Spherical Earth to flat map dilemma (or, how to make your own groovy globe)
The view of the Earth above is derived from NOAA AVHRR satellite imagery which images the entire globe every 24 hours. It clearly illustrates the ‘spherical earth’
to ‘flat map’ dilemma faced by cartographers. The spherical earth has been peeled like an orange so that the whole earth can be seen on a flat sheet of paper. The
result is an earth composed of a series of 12 strips called ‘gores’ which are only joined around the equator. Such map projections are termed ‘interrupted’
projections because they have gaps in them. Many such projections exist, but they have limited practical application – you cant navigate across gaps! Cartographers
have therefore mathematically transformed the globe to produced a vast number of un-interrupted map projections by which the spherical earth can be represented
on a flat sheet of paper without gaps. While aesthetically more pleasing, they contain a number of distortions relating to shape, area, distance and bearing.
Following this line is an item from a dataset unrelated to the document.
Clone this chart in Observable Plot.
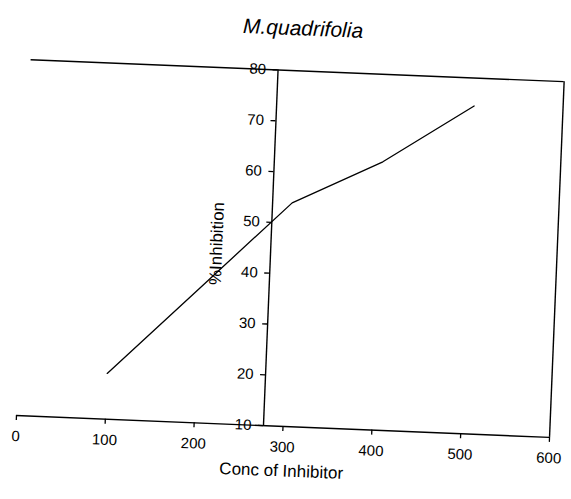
<!DOCTYPE html>
<html>
<head>
<meta charset="utf-8">
<script src="https://cdn.jsdelivr.net/npm/d3@7"></script>
<script src="https://cdn.jsdelivr.net/npm/@observablehq/plot@0.6"></script>
<style>
  html, body { margin: 0; padding: 0; background: #fff; overflow: hidden; width: 571px; height: 499px; }
  #wrap { position: relative; width: 571px; height: 499px; transform-origin: 16px 415px; transform: rotate(2.35deg); }
  #title { position: absolute; left: 0; width: 574px; top: 5px; text-align: center;
           font-family: "Liberation Sans", Arial, sans-serif; font-style: italic; font-size: 21px; color: #000; }
  #chart { position: absolute; left: 0; top: 0; }
</style>
</head>
<body>
<div id="wrap">
  <div id="title">M.quadrifolia</div>
  <div id="chart"></div>
</div>
<script>
const concentration = [100, 200, 300, 400, 500];
const inhibition = [19, 36.5, 54, 62.8, 74.5];
const xTicks = [0, 100, 200, 300, 400, 500, 600];
const yTicks = [10, 20, 30, 40, 50, 60, 70, 80];
const yAxisAt = 278;
const xLabel = "Conc of Inhibitor";
const yLabel = "%Inhibition";

const data = concentration.map((c, i) => ({c, v: inhibition[i]}));

const plot = Plot.plot({
  width: 571,
  height: 499,
  marginLeft: 16,
  marginRight: 21.5,
  marginTop: 59,
  marginBottom: 84,
  style: {fontFamily: "Liberation Sans, Arial, sans-serif", fontSize: "15px", color: "#000", background: "transparent", overflow: "visible"},
  x: {domain: [0, 600]},
  y: {domain: [10, 80], axis: null},
  marks: [
    Plot.ruleY([10], {stroke: "#000", strokeWidth: 1.4}),
    Plot.ruleY([80], {stroke: "#000", strokeWidth: 1.4}),
    Plot.ruleX([600], {stroke: "#000", strokeWidth: 1.4}),
    Plot.ruleX([yAxisAt], {stroke: "#000", strokeWidth: 1.4}),
    Plot.axisX(xTicks, {anchor: "bottom", tickSize: 5, tickPadding: 10, fontSize: 15, label: null, stroke: "#000", strokeWidth: 1.3}),
    Plot.ruleY(yTicks, {y: d => d, x1: yAxisAt - 5.6, x2: yAxisAt, stroke: "#000", strokeWidth: 1.3}),
    Plot.text(yTicks, {x: yAxisAt, y: d => d, text: d => String(d), dx: -12, textAnchor: "end", fontSize: 15, fill: "#000"}),
    Plot.text([xLabel], {frameAnchor: "bottom", dy: 50, fontSize: 17, fill: "#000"}),
    Plot.text([yLabel], {x: yAxisAt, y: 45.4, dx: -54, rotate: -90, fontSize: 17, fill: "#000"}),
    Plot.line(data, {x: "c", y: "v", stroke: "#000", strokeWidth: 1.3})
  ]
});
document.getElementById("chart").appendChild(plot);
</script>
</body>
</html>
Print this map out on a colour printer using A4 photo or glossy paper (best quality). Using a pair of scissors, carefully cut around all the gores, removing all the white
bits. Then, use a small square of sticky tape (on the underside/back) to join all the North pole gores together (use the land boundaries on adjacent gores as a guide).
Join the two equator panels together and then all the South pole gores. The result (with care) should be a spherical earth as seen from space.